Environmentalists insist that not only is the pumping illegal, it is diminishing the number of steelhead in the river. But Blum points out the National Marine Fisheries Service has the following statement regarding “South- Central California Coast” steelhead posted on its website: “All of the four largest watersheds (Pajaro, Salinas, Nacimiento/Arroyo Seco and Carmel rivers) have experienced declines in run sizes of 90 percent or more. Only a few populations along the Big Sur Coast have retained near historic numbers.”

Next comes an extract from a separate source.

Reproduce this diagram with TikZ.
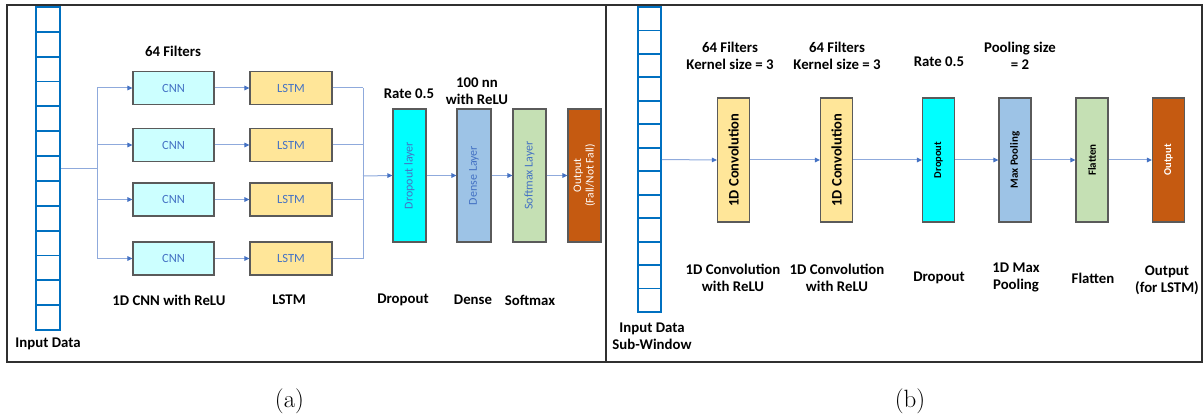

While the CDFG isn’t specifically counting the number of steelhead in the river, the agency is seeking to find out how much water is necessary to sustain its existing population of the fish. The agency launched a lengthy study this past summer. Since the study is not expected to be completed until at least 2012, it’s unlikely to be much help at the March hearing. When asked this week if the agency can say how much water is needed in the river for the steelhead, Robert Holmes, an instream flow program coordinator for the CDFG, conceded he didn’t know. “That’s why we’re doing the study,” Holmes said.
Despite the lack of evidence, longtime steelhead activist and Big Sur resident Jack Ellwanger said he believes the pumping by the ranch is significantly reducing the amount of water in the river. “The lagoon is getting graveled up,” Ellwanger said. “It doesn’t have the volume it needs.”
Yet Ellwanger has also seen recent signs that steelhead are still thriving in the river — despite the impacts of development and periodic natural disasters like fires and flooding. “I was down at Molera the other day, and I saw a lot juveniles leaping the air,” he added. “It was great to see.”
Who gets their water first?
When the SWRCB meets in March, they will also consider whether another water application deserves a higher priority. In 1998, the Division of Water Rights determined that a well owned by the Clear Ridge Mutual Water Company, which serves 42 properties on nearby Clear Ridge, was pumping water from the underground flow of the river. In response, the water company filed an application the following year with the SWRCB, which approved the request last month. The permit allows the water company to pump up to 42 acre-feet annually. The well is located upstream from El Sur Ranch.
In September, the water company asked the SWRCB’s Division of Water Rights to grant its application priority over the ranch’s application because they say California water law states that domestic uses of water are more beneficial to the public than agricultural uses. Since the Clear Ridge Mutual Water Company already had its application approved, it’s unclear how it would be affected if the SWRCB approves the El Sur Ranch permit and denies the water company’s request to make its pumping a higher priority.